▸ **DATA SUPPLIED**:
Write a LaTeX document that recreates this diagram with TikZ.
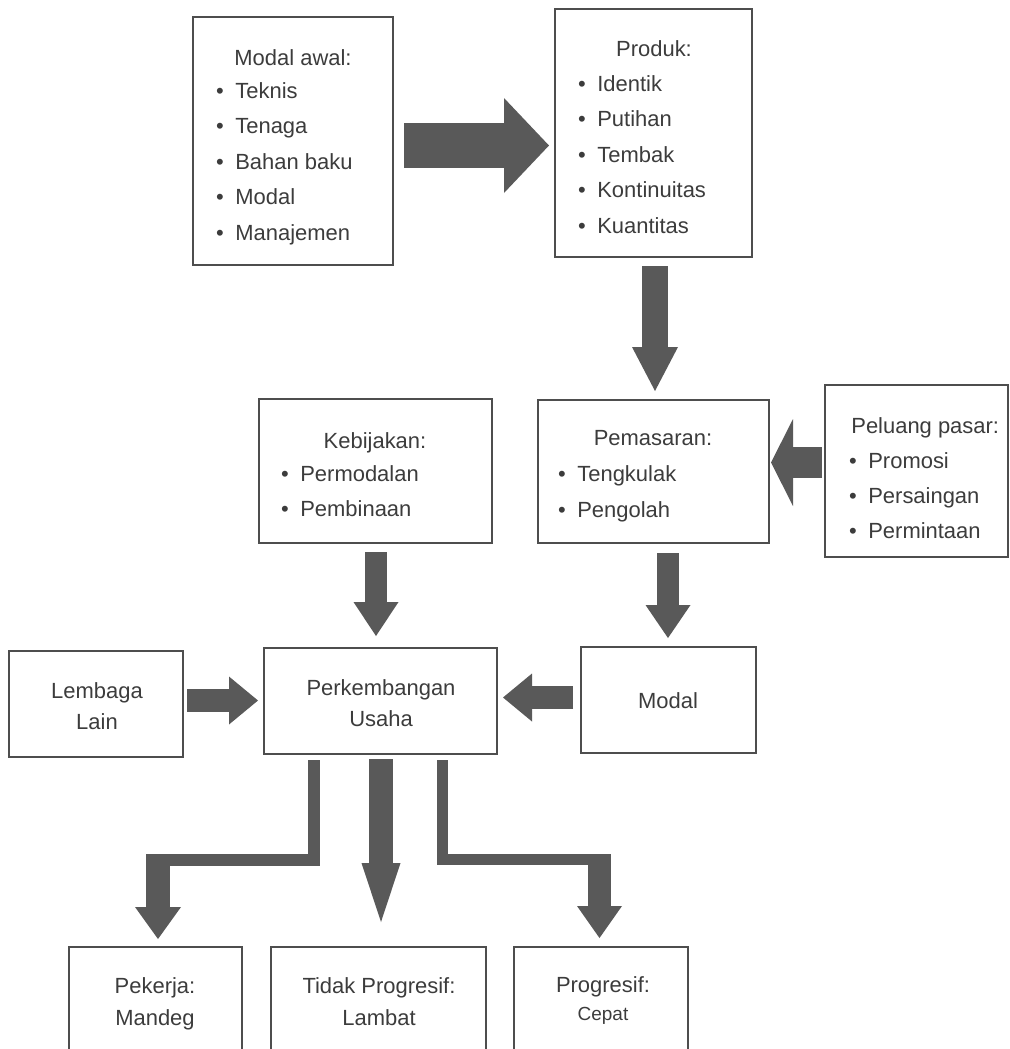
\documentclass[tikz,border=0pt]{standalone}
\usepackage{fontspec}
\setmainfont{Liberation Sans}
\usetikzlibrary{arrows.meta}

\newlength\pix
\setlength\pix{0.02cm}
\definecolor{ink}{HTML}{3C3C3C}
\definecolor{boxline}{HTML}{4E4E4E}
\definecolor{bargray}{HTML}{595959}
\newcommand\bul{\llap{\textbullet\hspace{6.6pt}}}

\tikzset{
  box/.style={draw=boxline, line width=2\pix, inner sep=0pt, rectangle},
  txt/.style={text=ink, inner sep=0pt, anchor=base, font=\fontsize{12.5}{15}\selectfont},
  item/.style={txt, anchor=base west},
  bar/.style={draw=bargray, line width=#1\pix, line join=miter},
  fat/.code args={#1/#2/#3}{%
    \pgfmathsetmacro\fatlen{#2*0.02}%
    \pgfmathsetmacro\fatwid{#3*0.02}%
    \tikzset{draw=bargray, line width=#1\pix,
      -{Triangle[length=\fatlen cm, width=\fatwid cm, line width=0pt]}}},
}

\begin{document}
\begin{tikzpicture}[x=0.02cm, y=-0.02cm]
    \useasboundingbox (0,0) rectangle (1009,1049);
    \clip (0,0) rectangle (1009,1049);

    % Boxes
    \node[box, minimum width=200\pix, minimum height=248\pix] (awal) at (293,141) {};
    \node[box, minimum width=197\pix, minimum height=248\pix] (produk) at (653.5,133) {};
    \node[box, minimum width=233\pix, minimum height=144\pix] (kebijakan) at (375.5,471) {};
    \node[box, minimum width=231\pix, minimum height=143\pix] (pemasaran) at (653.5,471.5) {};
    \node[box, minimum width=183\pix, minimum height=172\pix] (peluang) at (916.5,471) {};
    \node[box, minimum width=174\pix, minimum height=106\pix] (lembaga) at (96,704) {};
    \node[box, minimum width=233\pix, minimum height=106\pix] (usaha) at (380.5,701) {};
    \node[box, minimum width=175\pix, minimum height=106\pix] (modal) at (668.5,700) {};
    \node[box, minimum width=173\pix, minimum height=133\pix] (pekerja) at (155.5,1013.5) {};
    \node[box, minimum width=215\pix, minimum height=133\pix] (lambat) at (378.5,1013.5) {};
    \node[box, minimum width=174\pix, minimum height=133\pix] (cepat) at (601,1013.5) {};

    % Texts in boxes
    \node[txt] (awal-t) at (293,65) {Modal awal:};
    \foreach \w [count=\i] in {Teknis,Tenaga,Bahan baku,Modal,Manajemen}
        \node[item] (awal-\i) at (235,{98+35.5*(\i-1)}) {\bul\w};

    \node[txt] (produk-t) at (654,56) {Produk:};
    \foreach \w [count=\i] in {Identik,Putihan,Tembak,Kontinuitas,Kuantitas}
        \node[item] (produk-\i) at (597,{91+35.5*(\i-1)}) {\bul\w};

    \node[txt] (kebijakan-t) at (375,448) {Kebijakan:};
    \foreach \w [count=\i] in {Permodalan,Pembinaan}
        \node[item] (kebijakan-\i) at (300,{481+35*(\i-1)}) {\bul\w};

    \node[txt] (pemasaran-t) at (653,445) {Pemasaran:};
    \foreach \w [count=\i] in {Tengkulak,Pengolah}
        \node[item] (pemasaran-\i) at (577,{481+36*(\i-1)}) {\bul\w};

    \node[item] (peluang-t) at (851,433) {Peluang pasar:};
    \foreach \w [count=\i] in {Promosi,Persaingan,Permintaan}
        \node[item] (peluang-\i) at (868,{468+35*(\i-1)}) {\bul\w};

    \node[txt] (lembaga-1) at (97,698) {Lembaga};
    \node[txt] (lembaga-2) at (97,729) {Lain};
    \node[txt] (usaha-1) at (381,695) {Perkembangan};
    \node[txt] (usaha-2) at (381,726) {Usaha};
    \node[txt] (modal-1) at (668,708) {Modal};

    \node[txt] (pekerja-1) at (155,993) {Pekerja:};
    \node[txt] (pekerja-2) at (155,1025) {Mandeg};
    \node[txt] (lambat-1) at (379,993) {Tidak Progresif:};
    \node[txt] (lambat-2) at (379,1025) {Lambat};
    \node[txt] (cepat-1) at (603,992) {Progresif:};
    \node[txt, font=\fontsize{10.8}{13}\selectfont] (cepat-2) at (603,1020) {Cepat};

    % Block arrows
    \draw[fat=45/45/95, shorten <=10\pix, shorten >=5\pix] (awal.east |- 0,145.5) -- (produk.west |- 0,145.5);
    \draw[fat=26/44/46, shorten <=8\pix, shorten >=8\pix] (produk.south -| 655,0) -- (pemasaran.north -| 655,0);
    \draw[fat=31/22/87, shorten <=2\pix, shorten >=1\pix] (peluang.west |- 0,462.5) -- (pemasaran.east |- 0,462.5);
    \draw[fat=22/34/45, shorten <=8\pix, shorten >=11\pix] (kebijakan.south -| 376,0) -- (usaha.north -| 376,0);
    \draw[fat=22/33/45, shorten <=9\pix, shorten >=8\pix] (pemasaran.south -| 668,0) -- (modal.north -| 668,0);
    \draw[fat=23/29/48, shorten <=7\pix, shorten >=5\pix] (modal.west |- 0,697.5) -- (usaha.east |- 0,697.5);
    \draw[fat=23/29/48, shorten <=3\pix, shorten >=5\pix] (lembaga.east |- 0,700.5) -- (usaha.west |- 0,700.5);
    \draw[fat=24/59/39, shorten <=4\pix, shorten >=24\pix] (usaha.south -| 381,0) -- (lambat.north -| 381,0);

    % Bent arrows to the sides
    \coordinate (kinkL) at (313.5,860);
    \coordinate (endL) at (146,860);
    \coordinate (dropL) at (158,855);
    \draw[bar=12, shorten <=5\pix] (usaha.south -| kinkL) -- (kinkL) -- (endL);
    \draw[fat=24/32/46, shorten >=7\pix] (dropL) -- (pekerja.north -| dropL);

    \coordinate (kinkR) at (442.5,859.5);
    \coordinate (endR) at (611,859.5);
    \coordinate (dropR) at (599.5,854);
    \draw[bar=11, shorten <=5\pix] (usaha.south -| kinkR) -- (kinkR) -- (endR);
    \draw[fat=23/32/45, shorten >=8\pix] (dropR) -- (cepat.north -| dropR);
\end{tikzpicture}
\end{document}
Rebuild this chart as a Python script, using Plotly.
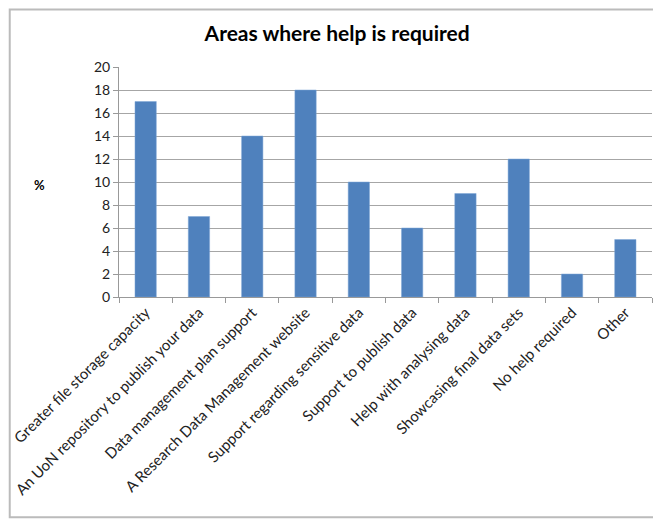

▸ **WRITTEN EXERCISE**:
Copy and report every line where the word "this" is present.

▸ **SOLUTION**:
Write a LaTeX document that recreates this diagram with TikZ.
Rebuild this chart as a Python script, using Plotly.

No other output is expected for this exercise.